Raw data —

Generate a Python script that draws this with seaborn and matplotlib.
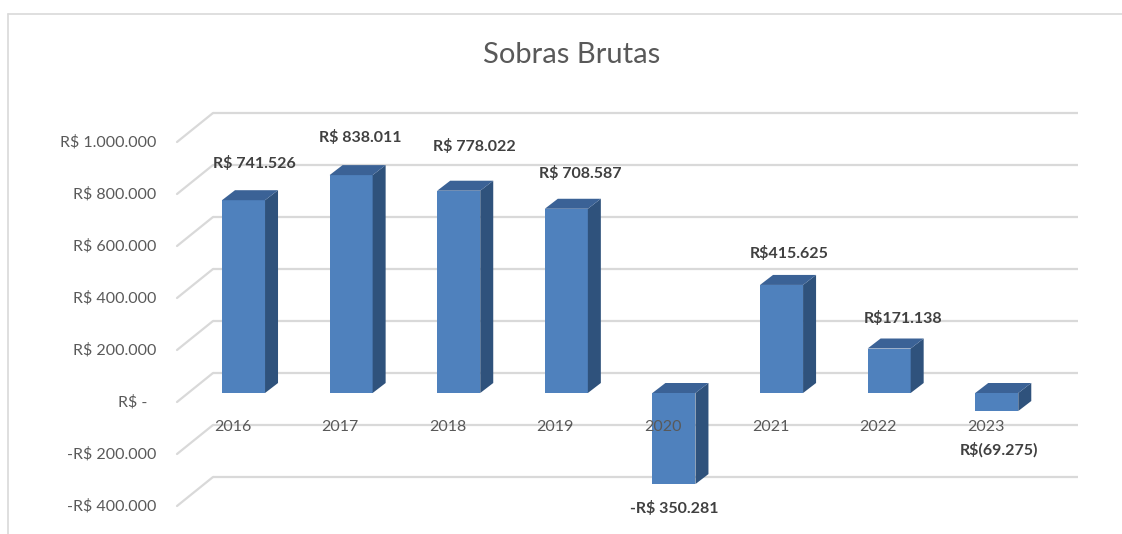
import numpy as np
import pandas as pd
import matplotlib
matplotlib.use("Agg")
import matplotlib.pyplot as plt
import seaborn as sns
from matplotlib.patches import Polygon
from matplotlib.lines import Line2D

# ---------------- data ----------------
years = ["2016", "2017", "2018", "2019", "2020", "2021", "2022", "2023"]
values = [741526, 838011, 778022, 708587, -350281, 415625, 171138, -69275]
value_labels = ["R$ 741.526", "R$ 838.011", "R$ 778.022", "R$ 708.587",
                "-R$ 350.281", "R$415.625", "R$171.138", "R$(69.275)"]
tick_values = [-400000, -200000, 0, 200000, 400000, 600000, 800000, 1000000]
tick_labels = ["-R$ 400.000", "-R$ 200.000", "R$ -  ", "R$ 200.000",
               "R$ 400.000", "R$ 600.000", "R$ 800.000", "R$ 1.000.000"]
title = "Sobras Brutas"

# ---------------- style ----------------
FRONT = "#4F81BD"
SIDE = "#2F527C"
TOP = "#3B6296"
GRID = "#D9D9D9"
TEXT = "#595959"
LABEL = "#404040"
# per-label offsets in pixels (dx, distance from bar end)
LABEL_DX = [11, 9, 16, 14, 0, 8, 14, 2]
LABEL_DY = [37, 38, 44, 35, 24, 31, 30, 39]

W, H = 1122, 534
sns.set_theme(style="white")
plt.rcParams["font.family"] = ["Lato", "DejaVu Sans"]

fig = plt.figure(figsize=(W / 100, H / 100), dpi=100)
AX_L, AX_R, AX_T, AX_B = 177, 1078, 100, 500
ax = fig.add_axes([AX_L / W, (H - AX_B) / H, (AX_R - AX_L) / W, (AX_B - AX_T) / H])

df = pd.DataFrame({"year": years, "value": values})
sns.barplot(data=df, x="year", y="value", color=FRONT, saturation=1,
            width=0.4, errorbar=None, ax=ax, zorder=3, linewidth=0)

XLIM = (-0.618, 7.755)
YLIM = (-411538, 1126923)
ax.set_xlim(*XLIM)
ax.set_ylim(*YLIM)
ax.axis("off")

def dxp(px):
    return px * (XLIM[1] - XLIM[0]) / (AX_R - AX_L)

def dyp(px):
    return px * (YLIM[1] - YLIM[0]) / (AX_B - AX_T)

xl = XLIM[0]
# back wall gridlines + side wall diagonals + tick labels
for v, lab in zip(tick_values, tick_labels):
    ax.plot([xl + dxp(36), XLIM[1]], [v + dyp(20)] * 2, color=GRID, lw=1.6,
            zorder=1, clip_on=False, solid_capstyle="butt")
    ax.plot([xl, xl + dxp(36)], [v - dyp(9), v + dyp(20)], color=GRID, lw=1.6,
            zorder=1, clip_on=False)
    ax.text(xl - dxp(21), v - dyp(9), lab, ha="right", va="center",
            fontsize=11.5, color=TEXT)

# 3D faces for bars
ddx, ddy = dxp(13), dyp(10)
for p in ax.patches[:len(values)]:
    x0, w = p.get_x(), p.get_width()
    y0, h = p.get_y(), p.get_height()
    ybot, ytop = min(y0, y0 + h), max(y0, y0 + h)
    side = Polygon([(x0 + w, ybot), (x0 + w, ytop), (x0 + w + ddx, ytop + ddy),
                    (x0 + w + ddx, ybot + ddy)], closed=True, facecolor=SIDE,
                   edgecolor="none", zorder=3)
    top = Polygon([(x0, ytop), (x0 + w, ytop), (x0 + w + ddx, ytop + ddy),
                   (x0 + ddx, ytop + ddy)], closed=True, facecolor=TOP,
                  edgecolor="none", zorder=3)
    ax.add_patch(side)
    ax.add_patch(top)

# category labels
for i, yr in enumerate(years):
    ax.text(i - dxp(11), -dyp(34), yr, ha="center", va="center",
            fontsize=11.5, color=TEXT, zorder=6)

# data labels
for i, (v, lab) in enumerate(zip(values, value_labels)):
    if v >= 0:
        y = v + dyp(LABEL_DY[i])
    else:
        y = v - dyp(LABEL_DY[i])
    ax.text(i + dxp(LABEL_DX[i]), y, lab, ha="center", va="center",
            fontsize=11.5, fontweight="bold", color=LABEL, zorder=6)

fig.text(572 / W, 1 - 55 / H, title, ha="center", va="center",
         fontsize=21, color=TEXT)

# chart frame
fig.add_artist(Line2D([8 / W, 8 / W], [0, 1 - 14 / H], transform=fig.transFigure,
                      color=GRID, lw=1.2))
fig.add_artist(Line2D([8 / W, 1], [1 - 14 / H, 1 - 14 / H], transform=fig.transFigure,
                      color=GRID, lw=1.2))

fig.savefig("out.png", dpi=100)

Task statement — Write out exactly the lines between the start of the data and the line with "from matplotlib.lines import Line2D", including both, but none of the pictures.

Response to this task —
Generate a Python script that draws this with seaborn and matplotlib.
import numpy as np
import pandas as pd
import matplotlib
matplotlib.use("Agg")
import matplotlib.pyplot as plt
import seaborn as sns
from matplotlib.patches import Polygon
from matplotlib.lines import Line2D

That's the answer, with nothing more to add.